Association of Vermont Credit Unions
- Type: Trade association
- Industry: Financial Services - Credit Unions
- Predecessor: Vermont Credit Union League, Inc.
- Founded: 1947
- Founders: Roy F. Bergengren
- Headquarters: Colchester, Vermont, United States
- Area served: Vermont
- Key people: Joseph G. Bergeron, President
- Subsidiaries: Association of Vermont Credit Unions Services Corporation
- Website: vermontcreditunions.coop

= Association of Vermont Credit Unions =

The Association of Vermont Credit Unions is a federated trade association composed of twenty state and federally chartered credit unions that is itself a member of the Credit Union National Association.
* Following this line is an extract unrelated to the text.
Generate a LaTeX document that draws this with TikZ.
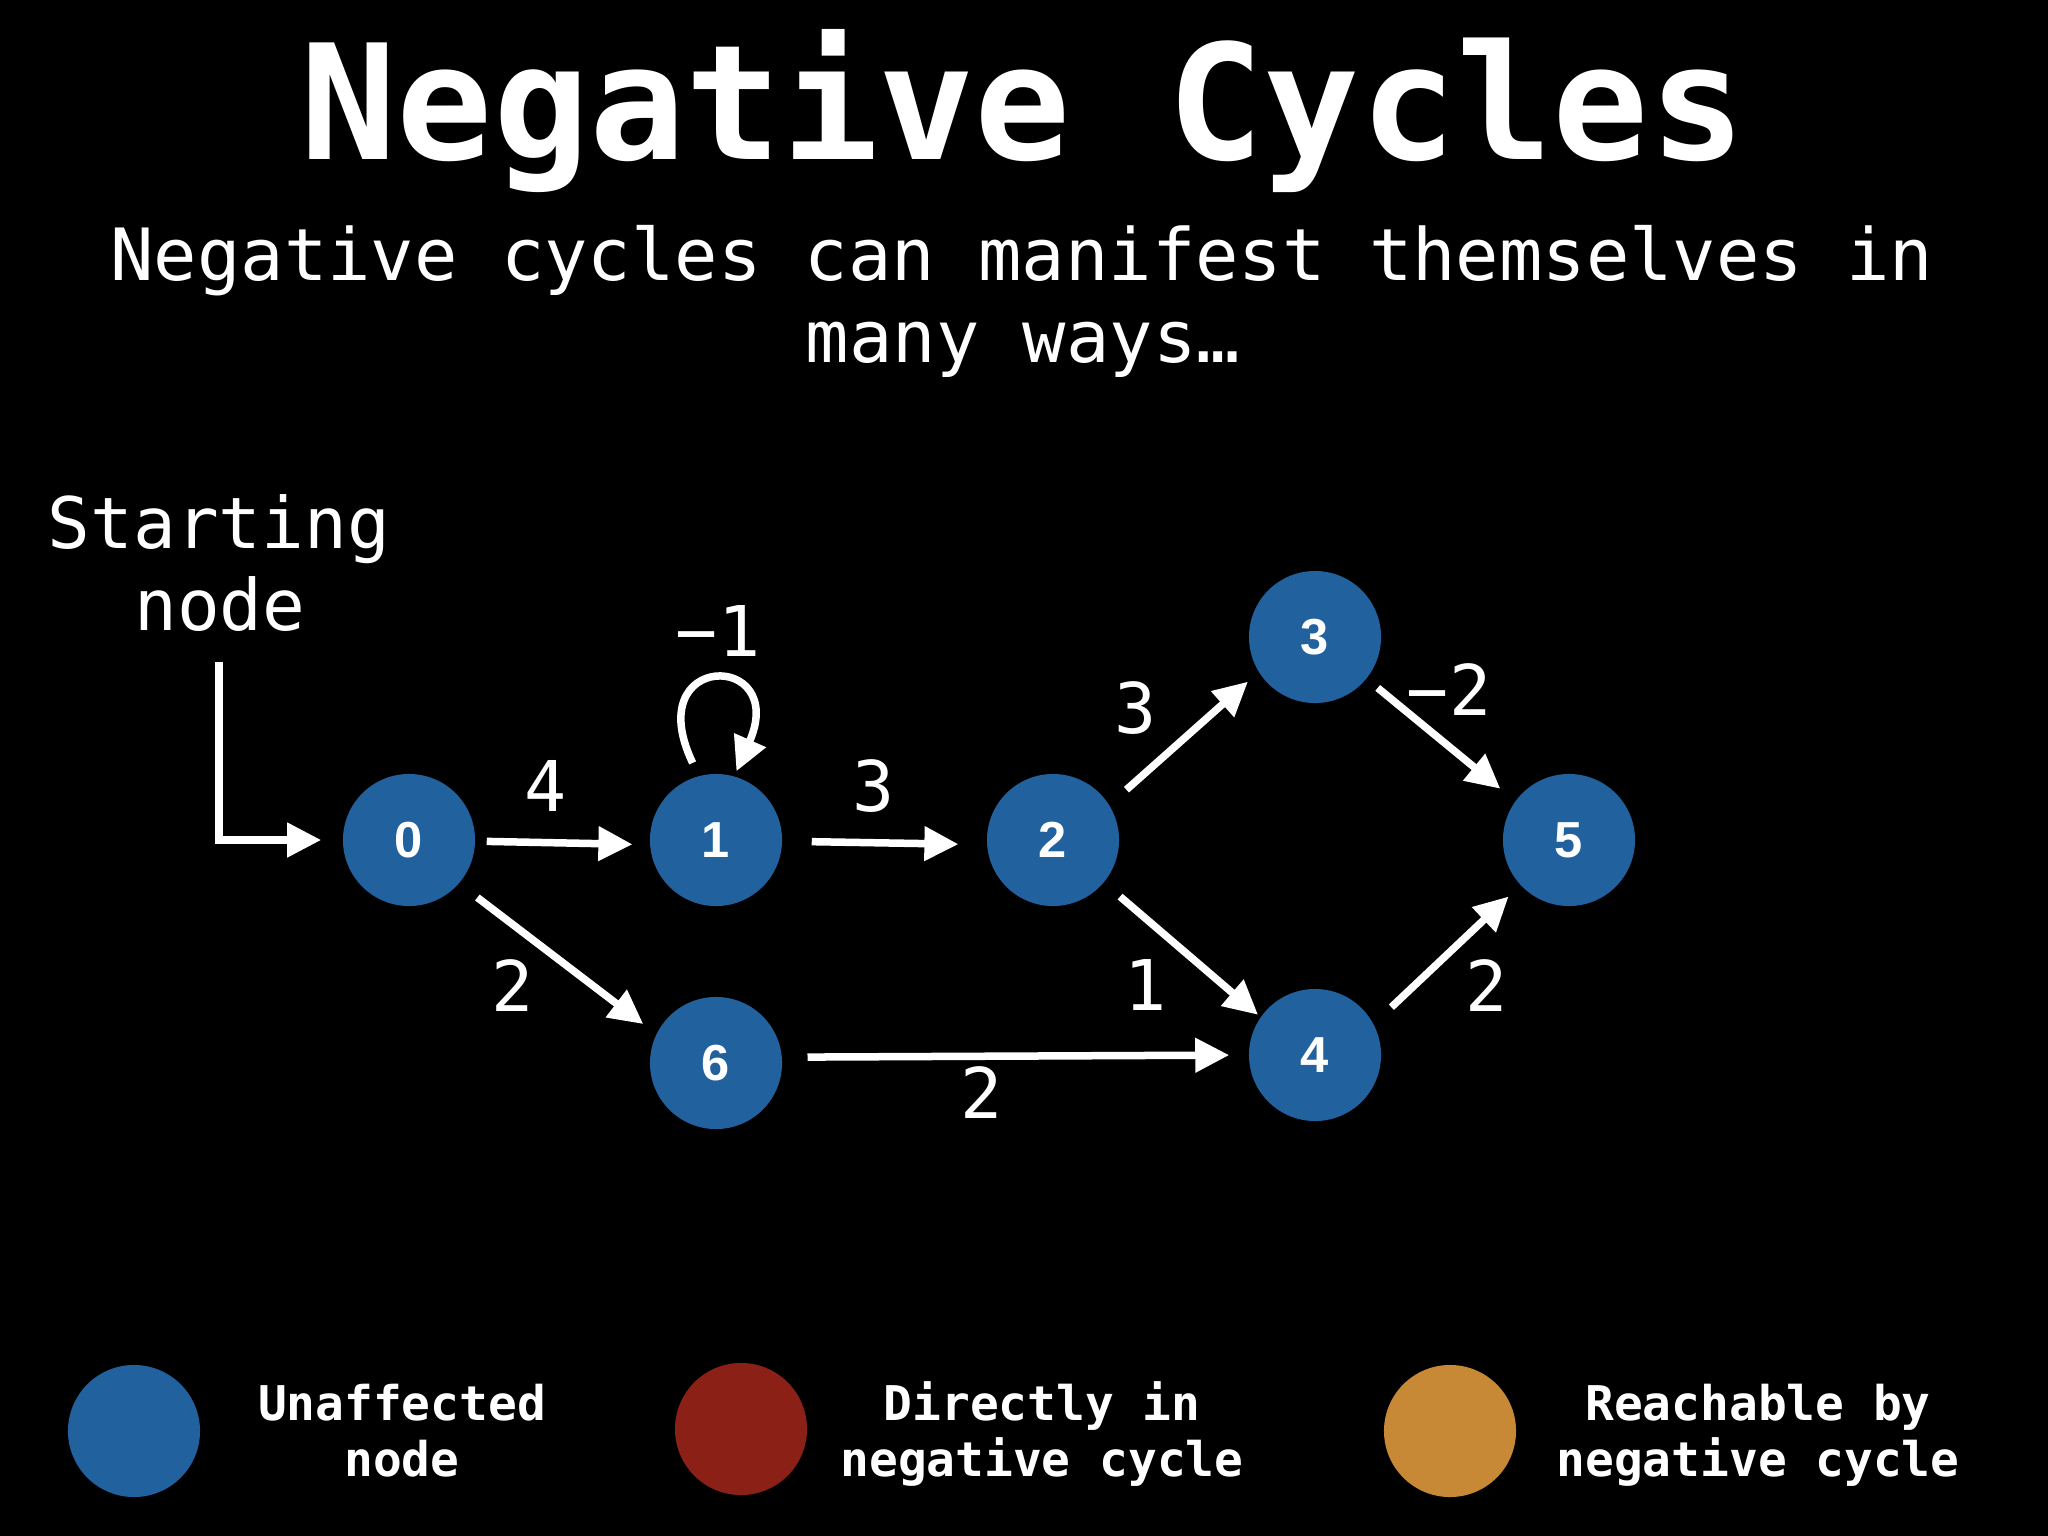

Founded as the "Vermont Credit Union League" in 1947, the Association's responsibilities include lobbying the state legislators in Montpelier on behalf of its member credit unions, representing credit union interest to pertinent regulators, administering statewide marketing and youth financial education programs, providing education and information sharing among credit union employees and officials, and delivering certain back-office operational support programs to credit unions including a cooperative ATM/debit card program to a majority of credit unions throughout Vermont. It is headquartered in Colchester.

==Founding==
While the first credit union in Vermont was established among the employees of the Burlington Rendering Company in 1935, organized cooperation between the state's slowly expanding number of credit unions did not emerge for more than a decade. In 1945, however, Credit Union National Association co-founder Roy F. Bergengren retired from that organization and moved to Vermont, where he soon became active as a volunteer organizer with the Vermont Cooperative Council. On October 26, 1946, the Council sponsored a special meeting of credit union people from around the state, which laid the groundwork for the official founding of the Vermont Credit Union League on May 24, 1947, in White River Junction.